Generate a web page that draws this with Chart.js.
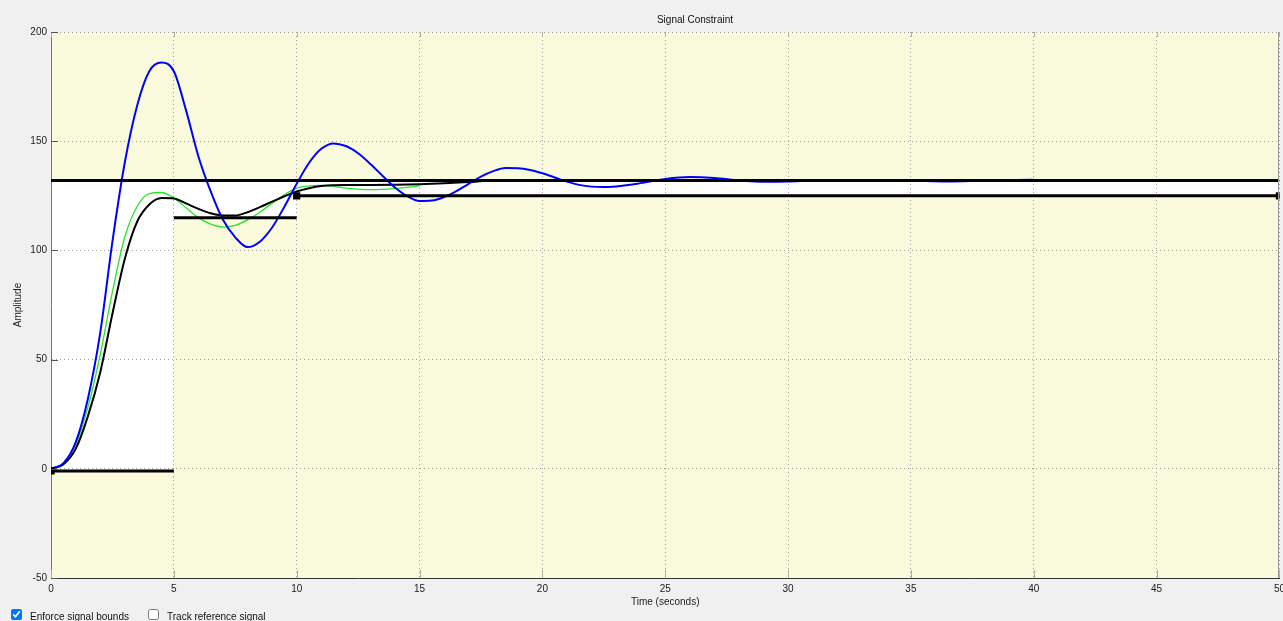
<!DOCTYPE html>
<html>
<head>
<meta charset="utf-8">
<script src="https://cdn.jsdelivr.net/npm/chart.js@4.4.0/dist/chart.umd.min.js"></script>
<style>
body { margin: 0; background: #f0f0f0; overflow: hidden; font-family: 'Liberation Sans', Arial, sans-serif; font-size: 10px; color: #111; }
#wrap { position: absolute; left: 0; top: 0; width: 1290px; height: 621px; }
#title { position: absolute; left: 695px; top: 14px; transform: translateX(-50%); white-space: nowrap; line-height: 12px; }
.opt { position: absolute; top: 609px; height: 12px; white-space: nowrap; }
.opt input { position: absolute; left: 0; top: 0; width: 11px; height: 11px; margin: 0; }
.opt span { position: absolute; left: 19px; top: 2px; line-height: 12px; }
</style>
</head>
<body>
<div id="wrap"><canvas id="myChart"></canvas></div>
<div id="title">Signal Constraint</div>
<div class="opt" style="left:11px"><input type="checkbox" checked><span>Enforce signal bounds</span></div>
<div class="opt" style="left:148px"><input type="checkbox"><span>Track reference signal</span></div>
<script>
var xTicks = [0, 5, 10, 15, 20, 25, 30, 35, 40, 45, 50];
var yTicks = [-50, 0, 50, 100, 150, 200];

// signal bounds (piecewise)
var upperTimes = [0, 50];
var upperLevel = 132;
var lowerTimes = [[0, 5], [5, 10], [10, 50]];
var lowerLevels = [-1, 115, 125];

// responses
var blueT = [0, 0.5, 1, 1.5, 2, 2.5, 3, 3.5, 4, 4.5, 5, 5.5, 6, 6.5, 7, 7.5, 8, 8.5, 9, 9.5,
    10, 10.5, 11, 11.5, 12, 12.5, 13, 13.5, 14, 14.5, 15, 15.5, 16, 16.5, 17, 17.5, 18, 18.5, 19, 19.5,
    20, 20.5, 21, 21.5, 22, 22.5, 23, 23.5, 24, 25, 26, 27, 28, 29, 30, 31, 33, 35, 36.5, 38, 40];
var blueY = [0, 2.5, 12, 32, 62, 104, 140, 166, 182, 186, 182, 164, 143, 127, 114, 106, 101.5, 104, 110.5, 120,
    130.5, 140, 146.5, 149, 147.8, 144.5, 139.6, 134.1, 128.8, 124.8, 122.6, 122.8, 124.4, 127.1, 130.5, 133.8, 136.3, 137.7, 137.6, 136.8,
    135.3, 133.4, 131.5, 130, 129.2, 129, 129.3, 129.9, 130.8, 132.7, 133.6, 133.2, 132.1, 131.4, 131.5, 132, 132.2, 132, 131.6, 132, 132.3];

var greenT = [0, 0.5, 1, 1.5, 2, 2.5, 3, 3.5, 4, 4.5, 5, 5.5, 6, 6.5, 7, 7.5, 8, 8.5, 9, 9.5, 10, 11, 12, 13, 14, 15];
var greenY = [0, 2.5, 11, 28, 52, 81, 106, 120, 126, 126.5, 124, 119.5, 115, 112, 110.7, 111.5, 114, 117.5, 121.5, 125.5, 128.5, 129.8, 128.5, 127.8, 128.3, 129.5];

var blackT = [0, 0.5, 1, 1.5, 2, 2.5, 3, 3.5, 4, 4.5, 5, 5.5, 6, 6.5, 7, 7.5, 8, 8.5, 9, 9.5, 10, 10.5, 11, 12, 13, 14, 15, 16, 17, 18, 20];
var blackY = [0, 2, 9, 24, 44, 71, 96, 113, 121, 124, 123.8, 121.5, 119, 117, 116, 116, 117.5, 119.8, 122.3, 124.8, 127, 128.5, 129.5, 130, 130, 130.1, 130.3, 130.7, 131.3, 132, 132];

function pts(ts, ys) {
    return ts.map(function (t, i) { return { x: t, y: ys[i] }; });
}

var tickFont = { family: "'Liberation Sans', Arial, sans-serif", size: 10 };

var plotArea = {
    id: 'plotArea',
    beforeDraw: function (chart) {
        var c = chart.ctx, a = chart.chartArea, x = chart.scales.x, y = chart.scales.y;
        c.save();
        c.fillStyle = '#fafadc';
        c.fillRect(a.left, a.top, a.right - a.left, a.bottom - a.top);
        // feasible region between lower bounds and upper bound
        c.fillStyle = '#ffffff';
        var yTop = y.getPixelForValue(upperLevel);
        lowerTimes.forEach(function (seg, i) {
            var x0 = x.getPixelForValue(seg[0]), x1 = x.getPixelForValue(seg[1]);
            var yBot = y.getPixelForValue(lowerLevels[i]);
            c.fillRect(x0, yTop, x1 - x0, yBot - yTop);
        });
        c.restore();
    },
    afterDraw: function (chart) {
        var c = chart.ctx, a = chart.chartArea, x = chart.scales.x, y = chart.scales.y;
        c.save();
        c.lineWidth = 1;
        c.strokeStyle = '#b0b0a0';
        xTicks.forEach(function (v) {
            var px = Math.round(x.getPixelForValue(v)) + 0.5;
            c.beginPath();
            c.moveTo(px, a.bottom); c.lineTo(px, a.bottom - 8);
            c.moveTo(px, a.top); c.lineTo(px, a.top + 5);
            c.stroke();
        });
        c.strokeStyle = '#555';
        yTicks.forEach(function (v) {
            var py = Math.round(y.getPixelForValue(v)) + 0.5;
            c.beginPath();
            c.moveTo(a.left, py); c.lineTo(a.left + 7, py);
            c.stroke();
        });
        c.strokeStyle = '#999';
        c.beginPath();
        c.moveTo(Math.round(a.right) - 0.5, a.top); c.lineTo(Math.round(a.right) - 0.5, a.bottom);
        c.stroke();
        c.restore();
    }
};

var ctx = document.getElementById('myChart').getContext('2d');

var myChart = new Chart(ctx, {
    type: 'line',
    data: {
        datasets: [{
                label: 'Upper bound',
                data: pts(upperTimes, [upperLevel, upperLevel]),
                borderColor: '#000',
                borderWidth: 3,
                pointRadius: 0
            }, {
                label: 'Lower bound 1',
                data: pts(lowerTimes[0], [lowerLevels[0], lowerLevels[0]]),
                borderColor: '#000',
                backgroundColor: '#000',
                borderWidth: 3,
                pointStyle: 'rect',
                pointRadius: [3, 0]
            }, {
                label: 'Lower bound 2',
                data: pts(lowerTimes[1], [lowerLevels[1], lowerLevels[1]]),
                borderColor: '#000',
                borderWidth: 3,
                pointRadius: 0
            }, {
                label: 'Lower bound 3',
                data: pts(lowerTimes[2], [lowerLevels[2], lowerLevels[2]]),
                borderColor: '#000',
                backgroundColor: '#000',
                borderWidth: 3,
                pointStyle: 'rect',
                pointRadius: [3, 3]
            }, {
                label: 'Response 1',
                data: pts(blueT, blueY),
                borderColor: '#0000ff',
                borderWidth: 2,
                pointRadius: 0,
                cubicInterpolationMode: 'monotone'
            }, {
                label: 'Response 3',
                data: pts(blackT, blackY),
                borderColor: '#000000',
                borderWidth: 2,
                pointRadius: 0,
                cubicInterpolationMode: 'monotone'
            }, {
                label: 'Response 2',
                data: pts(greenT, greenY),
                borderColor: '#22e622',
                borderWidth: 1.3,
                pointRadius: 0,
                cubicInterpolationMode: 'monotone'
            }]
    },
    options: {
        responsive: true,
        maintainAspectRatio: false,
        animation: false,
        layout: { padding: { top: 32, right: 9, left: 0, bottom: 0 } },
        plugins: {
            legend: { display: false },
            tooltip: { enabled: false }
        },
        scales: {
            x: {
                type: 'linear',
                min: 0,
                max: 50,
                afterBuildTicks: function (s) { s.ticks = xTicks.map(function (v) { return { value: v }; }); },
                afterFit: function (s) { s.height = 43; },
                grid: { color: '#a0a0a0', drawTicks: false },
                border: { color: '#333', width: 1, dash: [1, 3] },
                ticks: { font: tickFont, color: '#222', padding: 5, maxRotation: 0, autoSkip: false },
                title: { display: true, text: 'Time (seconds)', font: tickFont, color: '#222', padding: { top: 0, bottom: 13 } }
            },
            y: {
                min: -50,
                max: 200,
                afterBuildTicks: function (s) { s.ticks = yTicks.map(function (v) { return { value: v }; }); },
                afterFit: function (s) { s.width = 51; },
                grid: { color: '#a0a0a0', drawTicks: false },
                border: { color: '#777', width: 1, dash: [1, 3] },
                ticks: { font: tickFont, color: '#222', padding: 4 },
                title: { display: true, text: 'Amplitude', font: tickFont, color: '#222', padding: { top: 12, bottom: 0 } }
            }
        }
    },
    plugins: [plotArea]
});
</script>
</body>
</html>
* * *
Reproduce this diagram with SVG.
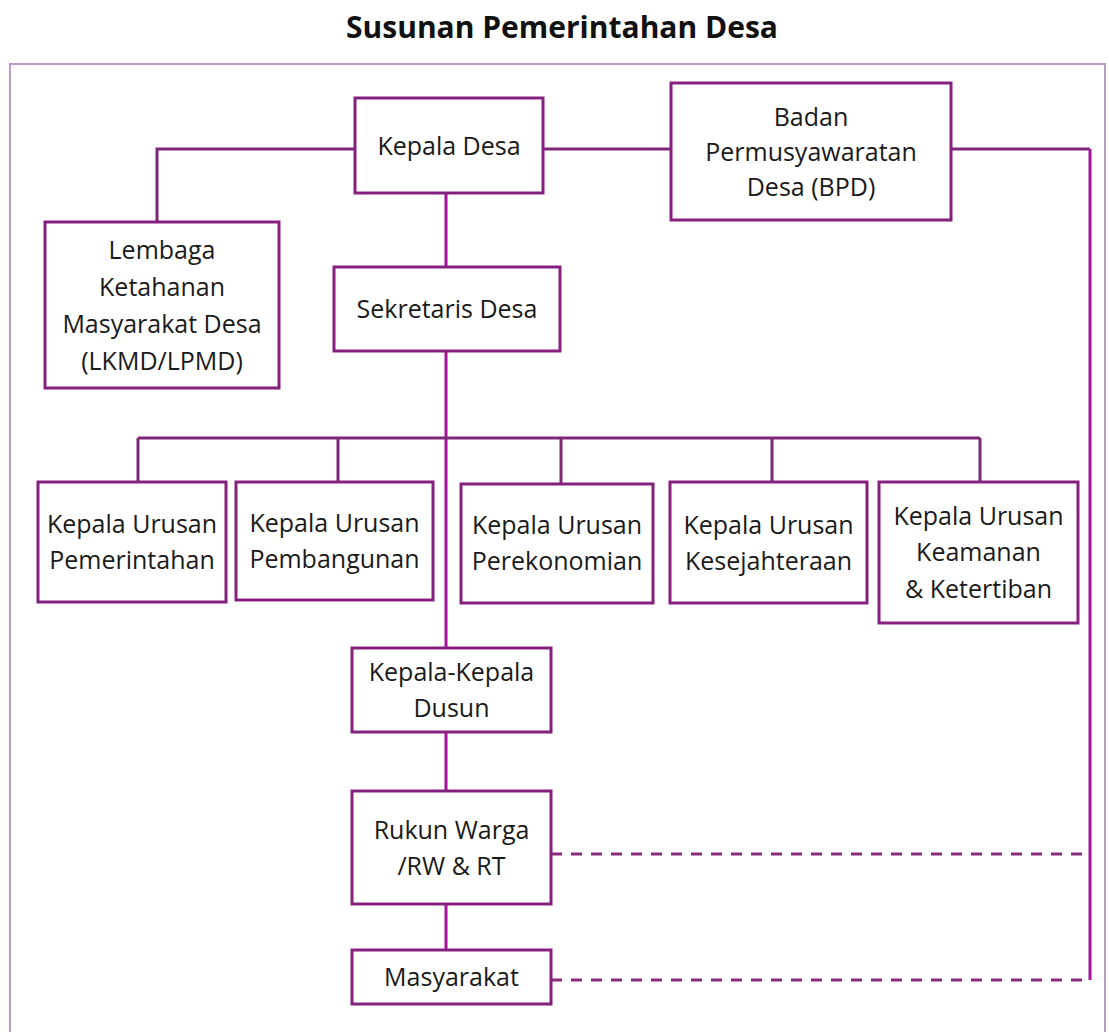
...
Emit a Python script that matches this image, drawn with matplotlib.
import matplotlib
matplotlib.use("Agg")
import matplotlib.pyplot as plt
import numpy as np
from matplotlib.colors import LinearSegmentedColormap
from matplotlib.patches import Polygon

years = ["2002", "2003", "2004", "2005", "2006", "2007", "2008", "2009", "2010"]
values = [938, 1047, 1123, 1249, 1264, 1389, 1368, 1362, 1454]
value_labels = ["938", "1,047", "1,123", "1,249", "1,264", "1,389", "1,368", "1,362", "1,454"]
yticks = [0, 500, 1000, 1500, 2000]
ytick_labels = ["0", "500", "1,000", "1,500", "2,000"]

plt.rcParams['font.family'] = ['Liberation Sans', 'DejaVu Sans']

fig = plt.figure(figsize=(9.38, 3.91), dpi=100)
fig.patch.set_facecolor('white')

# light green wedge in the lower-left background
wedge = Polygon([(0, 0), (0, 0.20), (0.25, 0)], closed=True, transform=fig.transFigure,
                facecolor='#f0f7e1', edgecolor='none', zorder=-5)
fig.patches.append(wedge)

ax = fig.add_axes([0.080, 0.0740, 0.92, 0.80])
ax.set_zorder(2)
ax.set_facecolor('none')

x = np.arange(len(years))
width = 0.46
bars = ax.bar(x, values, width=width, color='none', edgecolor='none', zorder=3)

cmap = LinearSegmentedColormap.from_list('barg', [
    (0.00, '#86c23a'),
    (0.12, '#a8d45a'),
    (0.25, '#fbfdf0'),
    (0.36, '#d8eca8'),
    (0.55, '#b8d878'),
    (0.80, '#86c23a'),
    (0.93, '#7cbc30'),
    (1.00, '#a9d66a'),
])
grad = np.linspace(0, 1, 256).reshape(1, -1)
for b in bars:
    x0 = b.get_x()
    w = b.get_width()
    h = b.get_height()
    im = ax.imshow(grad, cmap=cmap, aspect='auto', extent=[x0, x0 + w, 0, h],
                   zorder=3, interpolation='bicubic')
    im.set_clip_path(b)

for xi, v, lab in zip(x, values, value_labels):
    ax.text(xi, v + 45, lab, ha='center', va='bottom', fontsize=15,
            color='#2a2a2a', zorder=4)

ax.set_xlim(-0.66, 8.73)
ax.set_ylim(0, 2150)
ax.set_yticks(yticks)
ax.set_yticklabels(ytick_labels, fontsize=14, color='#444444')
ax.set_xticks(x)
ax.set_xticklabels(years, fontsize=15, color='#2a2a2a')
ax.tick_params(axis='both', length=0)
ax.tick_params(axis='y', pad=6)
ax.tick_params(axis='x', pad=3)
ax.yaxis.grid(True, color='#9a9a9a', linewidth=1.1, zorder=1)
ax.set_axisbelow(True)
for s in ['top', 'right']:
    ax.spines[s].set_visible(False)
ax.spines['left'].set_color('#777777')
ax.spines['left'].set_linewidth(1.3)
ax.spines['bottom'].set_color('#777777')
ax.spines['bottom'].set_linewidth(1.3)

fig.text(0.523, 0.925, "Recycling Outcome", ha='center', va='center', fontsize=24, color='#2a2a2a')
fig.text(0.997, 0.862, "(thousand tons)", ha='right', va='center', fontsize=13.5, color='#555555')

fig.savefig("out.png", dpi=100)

▸ **WHAT THE EXERCISE ASKS**: Starting at the line containing "Generate a web" and stopping after the line containing "var lowerLevels = [-1, 115, 125];", give the lines again exactly and leave out every image.

▸ **COMPLETE RESPONSE**:
Generate a web page that draws this with Chart.js.
<!DOCTYPE html>
<html>
<head>
<meta charset="utf-8">
<script src="https://cdn.jsdelivr.net/npm/chart.js@4.4.0/dist/chart.umd.min.js"></script>
<style>
body { margin: 0; background: #f0f0f0; overflow: hidden; font-family: 'Liberation Sans', Arial, sans-serif; font-size: 10px; color: #111; }
#wrap { position: absolute; left: 0; top: 0; width: 1290px; height: 621px; }
#title { position: absolute; left: 695px; top: 14px; transform: translateX(-50%); white-space: nowrap; line-height: 12px; }
.opt { position: absolute; top: 609px; height: 12px; white-space: nowrap; }
.opt input { position: absolute; left: 0; top: 0; width: 11px; height: 11px; margin: 0; }
.opt span { position: absolute; left: 19px; top: 2px; line-height: 12px; }
</style>
</head>
<body>
<div id="wrap"><canvas id="myChart"></canvas></div>
<div id="title">Signal Constraint</div>
<div class="opt" style="left:11px"><input type="checkbox" checked><span>Enforce signal bounds</span></div>
<div class="opt" style="left:148px"><input type="checkbox"><span>Track reference signal</span></div>
<script>
var xTicks = [0, 5, 10, 15, 20, 25, 30, 35, 40, 45, 50];
var yTicks = [-50, 0, 50, 100, 150, 200];

// signal bounds (piecewise)
var upperTimes = [0, 50];
var upperLevel = 132;
var lowerTimes = [[0, 5], [5, 10], [10, 50]];
var lowerLevels = [-1, 115, 125];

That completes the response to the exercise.